McAlevey told the board the union's proposals were "modest and uncomplicated" and geared more toward expanding workers' rights than increasing their pay.
"These folks are on the front lines, trying to ensure that the whole region's economy is safe as well as the health of everyone who lives here," she said.
The union proposed keeping the current pay structure, with modest increases, and adding incentive pay for bilingual workers and workers with advanced degrees, McAlevey said. Management proffered a "confusing" overhaul that would replace sick time and vacation time with "paid time off" and eliminate longevity pay, she said.
The union's noneconomic proposals included the creation of committees to give employees a voice in their work and procedures for grievances and arbitration, McAlevey said. These ideas were ignored by MacEachern's team, which returned to the table with counterproposals barely distinguishable from its original offer, she said.
Kwalick said he wouldn't "go into detail" about proposed contract provisions but said the union was exaggerating the effect the proposed changes would have on its workers.
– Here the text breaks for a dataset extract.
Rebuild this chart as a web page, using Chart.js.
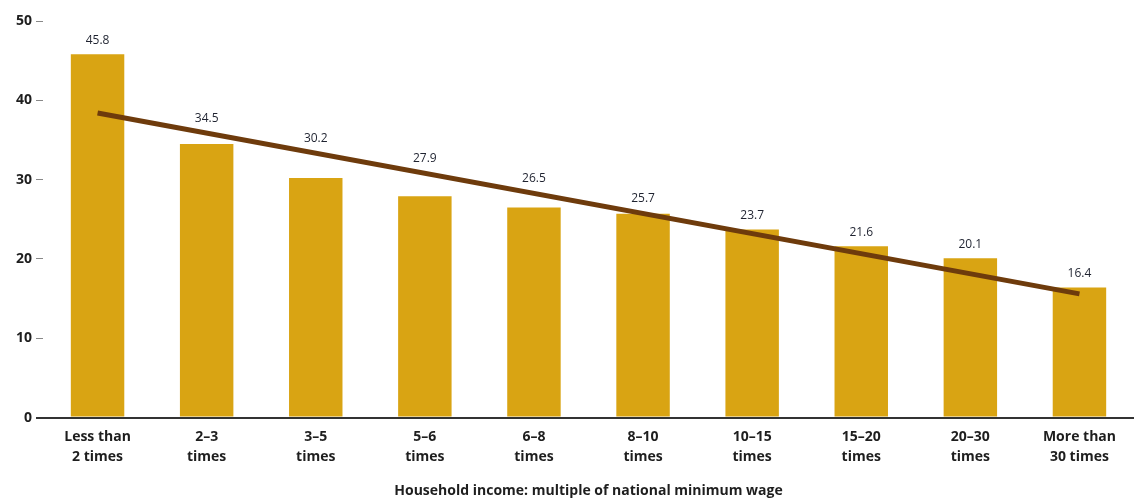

Sixty percent of the district's employees have been there for less than five years and 80 percent less than 10 years, he said, so an issue like longevity pay affects relatively few.
The supporters who testified at Thursday's meeting argued emotionally on behalf of their relatives and friends, who they said would have appeared if the meeting had been held outside of work hours.
Gary Clark, a retired Marine who testified at Thursday's meeting, said his wife, Noreen, a field nurse, could make more money in the private sector but is committed to helping at-risk pregnant women.
"My wife does the Lord's work. She chose public health as a commitment more than a career," he said. "She doesn't deserve to be treated the way she's been treated."